RBS braces itself for Libor-rigging fines

Royal Bank of Scotland is braced for fines of between £400 million and £500 million pounds (€480-€600mn) for its role in an interest…

Royal Bank of Scotland is braced for fines of between £400 million and £500 million pounds (€480-€600mn) for its role in an interest rate rigging scandal.

The partly state-owned bank is expected to agree a settlement with authorities in Britain and the United States next week and may be hit with a worse punishment than rival Barclays, which was fined $450 million last June.

However, it's understood that the final number had not yet been decided by all of the regulators involved. Although Britain's financial regulator has completed its investigations, probes by US authorities are continuing, they said.
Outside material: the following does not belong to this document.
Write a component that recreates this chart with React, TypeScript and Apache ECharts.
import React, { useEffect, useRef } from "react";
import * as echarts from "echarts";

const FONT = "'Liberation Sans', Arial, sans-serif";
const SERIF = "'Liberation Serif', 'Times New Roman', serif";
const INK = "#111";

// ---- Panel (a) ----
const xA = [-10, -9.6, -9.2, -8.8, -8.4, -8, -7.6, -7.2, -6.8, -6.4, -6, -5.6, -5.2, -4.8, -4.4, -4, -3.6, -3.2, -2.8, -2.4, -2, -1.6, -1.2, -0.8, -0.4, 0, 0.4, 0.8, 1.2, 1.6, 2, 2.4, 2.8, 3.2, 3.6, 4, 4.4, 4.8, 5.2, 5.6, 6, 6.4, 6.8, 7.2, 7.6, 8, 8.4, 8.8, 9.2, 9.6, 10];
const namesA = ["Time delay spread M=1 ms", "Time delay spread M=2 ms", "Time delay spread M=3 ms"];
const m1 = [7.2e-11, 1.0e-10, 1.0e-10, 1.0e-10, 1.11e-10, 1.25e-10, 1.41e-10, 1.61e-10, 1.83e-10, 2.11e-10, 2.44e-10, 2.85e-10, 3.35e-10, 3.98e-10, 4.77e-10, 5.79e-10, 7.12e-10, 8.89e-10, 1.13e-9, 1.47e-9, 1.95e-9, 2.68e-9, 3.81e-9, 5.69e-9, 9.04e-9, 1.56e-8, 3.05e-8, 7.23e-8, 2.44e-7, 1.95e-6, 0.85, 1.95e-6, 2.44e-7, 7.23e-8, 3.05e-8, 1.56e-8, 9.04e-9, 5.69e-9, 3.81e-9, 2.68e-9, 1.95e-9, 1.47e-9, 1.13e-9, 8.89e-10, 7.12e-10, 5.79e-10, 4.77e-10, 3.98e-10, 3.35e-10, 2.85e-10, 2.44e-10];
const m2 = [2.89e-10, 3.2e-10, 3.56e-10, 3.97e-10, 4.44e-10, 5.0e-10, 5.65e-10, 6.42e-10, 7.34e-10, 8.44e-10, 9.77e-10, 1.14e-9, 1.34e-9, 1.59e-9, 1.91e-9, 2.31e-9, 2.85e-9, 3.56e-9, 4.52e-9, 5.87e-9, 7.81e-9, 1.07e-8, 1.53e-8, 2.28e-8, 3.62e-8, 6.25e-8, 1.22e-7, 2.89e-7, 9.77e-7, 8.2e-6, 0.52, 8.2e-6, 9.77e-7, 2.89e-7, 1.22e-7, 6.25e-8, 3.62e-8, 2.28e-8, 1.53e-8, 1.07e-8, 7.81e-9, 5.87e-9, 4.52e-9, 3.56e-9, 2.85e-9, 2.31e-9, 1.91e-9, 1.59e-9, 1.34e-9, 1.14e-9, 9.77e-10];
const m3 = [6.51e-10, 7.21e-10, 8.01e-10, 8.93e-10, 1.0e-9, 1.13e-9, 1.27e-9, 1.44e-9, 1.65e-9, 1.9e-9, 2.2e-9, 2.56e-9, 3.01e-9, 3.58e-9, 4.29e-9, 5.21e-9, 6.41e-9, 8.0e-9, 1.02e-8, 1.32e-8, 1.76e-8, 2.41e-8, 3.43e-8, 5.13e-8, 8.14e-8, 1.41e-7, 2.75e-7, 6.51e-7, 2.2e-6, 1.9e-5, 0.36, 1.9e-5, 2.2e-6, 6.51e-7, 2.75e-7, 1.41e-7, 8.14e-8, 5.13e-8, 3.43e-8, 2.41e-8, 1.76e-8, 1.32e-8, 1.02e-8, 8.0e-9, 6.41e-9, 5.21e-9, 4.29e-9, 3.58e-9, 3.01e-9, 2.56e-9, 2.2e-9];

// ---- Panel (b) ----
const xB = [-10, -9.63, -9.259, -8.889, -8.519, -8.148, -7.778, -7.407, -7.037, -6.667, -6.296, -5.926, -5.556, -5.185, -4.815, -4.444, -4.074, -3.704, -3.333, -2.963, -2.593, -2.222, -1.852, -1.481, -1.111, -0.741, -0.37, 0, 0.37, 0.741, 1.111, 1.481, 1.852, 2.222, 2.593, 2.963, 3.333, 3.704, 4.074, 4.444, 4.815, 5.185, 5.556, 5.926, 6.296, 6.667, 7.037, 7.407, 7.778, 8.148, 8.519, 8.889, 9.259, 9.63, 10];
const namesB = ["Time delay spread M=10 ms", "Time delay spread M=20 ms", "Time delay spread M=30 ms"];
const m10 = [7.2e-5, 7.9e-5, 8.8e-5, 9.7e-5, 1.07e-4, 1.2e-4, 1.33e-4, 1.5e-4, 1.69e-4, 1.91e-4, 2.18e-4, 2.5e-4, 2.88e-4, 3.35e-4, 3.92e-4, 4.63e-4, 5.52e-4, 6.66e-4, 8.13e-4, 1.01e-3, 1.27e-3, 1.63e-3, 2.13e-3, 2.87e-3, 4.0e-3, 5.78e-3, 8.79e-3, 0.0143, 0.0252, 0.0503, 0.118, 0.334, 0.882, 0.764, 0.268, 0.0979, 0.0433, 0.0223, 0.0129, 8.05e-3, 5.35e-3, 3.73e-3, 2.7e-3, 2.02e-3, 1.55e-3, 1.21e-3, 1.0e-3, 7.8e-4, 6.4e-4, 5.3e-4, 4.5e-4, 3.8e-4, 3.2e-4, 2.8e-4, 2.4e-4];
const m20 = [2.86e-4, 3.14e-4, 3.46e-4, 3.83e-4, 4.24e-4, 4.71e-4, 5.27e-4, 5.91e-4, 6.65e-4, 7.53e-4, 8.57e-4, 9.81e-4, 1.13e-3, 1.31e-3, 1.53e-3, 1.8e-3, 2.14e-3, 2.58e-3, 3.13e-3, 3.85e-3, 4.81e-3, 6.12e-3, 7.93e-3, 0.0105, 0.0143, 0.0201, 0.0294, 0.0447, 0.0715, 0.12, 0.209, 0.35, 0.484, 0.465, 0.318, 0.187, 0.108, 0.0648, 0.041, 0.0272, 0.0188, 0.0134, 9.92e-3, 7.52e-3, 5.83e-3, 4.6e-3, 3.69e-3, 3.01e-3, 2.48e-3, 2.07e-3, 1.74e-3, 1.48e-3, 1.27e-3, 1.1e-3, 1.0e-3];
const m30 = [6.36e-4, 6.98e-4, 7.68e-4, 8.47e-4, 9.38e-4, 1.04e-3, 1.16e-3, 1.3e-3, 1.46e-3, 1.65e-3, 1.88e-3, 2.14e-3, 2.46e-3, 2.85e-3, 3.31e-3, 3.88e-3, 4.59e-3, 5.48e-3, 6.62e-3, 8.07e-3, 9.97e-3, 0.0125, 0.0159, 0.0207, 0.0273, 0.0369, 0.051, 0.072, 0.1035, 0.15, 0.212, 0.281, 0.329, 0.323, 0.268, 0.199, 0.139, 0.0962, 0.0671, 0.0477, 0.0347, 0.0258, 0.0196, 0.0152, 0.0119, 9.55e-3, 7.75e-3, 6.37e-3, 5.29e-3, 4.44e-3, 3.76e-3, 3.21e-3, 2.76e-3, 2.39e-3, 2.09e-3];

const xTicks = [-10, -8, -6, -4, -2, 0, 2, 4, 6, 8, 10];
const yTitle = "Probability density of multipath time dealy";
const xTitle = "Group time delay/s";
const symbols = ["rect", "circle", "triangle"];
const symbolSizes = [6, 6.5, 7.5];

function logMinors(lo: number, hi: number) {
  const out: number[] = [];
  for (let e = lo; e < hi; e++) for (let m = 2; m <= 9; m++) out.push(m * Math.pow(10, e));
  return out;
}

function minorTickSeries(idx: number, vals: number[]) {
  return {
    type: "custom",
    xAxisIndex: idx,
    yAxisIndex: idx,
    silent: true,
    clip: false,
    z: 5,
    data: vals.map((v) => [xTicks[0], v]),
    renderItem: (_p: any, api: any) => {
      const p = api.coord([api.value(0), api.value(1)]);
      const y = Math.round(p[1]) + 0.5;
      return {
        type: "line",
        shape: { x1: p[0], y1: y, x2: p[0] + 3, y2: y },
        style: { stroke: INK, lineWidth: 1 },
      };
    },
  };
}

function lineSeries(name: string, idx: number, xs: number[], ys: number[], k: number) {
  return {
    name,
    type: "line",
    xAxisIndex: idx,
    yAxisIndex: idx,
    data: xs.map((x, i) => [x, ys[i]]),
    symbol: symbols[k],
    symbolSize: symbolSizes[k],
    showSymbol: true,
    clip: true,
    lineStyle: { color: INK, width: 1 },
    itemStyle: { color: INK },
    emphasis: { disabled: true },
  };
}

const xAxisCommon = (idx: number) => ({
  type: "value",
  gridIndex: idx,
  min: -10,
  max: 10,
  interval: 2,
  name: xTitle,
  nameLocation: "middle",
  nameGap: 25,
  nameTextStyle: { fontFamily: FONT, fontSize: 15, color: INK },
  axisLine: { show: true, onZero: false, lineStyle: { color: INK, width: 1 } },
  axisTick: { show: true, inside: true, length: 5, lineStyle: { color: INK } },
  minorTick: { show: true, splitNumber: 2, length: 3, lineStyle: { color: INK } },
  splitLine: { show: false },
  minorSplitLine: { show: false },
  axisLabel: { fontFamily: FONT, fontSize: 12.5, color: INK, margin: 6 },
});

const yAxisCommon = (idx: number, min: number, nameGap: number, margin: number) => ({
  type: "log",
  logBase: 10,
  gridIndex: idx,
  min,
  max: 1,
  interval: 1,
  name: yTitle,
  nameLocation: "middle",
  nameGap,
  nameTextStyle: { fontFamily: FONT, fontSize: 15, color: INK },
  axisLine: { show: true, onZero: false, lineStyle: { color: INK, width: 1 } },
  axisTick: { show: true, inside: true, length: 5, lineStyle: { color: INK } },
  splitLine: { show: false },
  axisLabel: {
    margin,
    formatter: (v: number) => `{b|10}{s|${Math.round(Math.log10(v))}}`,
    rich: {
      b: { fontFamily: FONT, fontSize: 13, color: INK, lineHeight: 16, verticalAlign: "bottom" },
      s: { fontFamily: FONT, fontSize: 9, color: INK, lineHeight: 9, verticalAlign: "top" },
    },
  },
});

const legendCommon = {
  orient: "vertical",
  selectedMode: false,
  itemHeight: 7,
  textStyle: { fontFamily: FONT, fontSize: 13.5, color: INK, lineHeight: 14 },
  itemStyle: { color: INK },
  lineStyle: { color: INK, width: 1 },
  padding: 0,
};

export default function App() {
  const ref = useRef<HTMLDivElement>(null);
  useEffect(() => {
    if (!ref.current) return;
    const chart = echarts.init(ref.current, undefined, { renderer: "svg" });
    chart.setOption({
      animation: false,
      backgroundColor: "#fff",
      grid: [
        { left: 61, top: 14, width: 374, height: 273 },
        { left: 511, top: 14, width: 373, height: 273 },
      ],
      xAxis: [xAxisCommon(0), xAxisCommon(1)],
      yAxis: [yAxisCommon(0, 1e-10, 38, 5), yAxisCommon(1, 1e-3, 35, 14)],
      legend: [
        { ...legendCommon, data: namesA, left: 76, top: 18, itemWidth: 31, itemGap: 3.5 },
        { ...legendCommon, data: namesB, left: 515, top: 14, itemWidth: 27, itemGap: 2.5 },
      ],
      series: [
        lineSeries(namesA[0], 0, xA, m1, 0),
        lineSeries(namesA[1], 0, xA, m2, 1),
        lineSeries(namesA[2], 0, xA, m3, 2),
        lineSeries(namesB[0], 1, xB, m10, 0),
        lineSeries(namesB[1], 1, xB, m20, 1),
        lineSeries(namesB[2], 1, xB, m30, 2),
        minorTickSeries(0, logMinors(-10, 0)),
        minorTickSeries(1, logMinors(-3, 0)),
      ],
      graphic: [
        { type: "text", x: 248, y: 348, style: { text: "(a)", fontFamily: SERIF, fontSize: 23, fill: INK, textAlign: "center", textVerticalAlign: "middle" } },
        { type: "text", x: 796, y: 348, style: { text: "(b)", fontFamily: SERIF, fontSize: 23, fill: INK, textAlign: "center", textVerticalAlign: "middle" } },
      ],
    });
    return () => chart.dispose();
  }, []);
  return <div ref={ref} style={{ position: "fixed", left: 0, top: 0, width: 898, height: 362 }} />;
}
RBS's fines will, however, be well short of the record $1.5 billion punishment which was meted out to Switzerland's biggest lender UBS last month.

RBS has declined to comment on the size of the settlement. The bank has said it wants the matter dealt with by the time of its full-year results on February 28th.

More than a dozen banks around the world have been scrutinised by regulators as part of an investigation into the suspected rigging of interbank rates, which are used to price trillions of dollars of financial instruments.

RBS hopes to save over £100 million pounds to help pay the fines by slashing bonuses for its investment bankers.

The bank is also expected to part company with John Hourican, head of RBS's investment bank, and Peter Nielsen, head of markets, at the time of the settlement.